Pumpkin seeds contain powerful antioxidants that protect the body and brain from free radical damage. They’re also an excellent source of magnesium, iron, zinc and copper. Each of these nutrients is important for brain health: Zinc: This element is crucial for nerve signaling. Zinc deficiency has been linked to many neurological conditions, including Alzheimer’s disease, depression and Parkinson’s disease. Magnesium: Magnesium is essential for learning and memory. Low magnesium levels are linked to many neurological diseases, including migraines, depression and epilepsy. Copper: Your brain uses copper to help control nerve signals. And when copper levels are out of whack, there’s a higher risk of neurodegenerative disorders, such as Alzheimer’s.

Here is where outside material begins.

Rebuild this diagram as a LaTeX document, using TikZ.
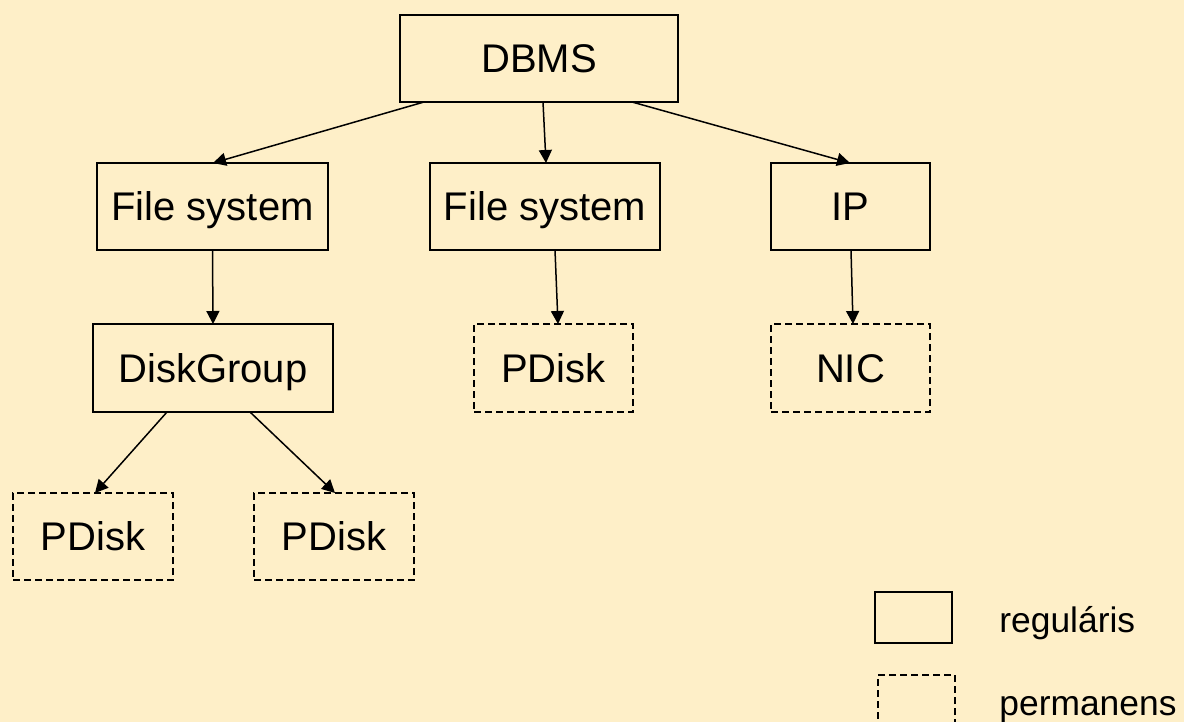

Iron: Iron deficiency is often characterized by brain fog and impaired brain function. The research focuses mostly on these micronutrients, rather than pumpkin seeds themselves. However, since pumpkin seeds are high in these micronutrients, you can likely reap their benefits by adding pumpkin seeds to your diet.
You can get all the vitamin C you need in a day by eating one medium orange. Doing so is important for brain health, since vitamin C is a key factor in preventing mental decline. Eating sufficient amounts of vitamin C-rich foods can protect against age-related mental decline and Alzheimer’s disease, according to a 2014 review article. Vitamin C is a powerful antioxidant that helps fight off the free radicals that can damage brain cells. Plus, vitamin C supports brain health as you age. You can also get excellent amounts of vitamin C from bell peppers, guava, kiwi, tomatoes and strawberries.
Eggs are a good source of several nutrients tied to brain health, including vitamins B6 and B12, folate and choline. Choline is an important micronutrient that your body uses to create acetylcholine, a neurotransmitter that helps regulate mood and memory. Two studies found that higher intakes of choline were linked to better memory and mental function. Nevertheless, many people don’t get enough choline in their diet. Eating eggs is an easy way to get choline, given that egg yolks are among the most concentrated sources of this nutrient. Adequate intake of choline is 425 mg per day for most women and 550 mg per day for men, with just a single egg yolk containing 112 mg. Furthermore, the B vitamins have several roles in brain health. To start, they may help slow the progression of mental decline in the elderly. Also, being deficient in two types of B vitamins — folate and B12 — has been linked to depression. Folate deficiency is common in elderly people with dementia, and studies show that folic acid supplements can help minimize age-related mental decline. B12 is also involved in synthesizing brain chemicals and regulating sugar levels in the brain.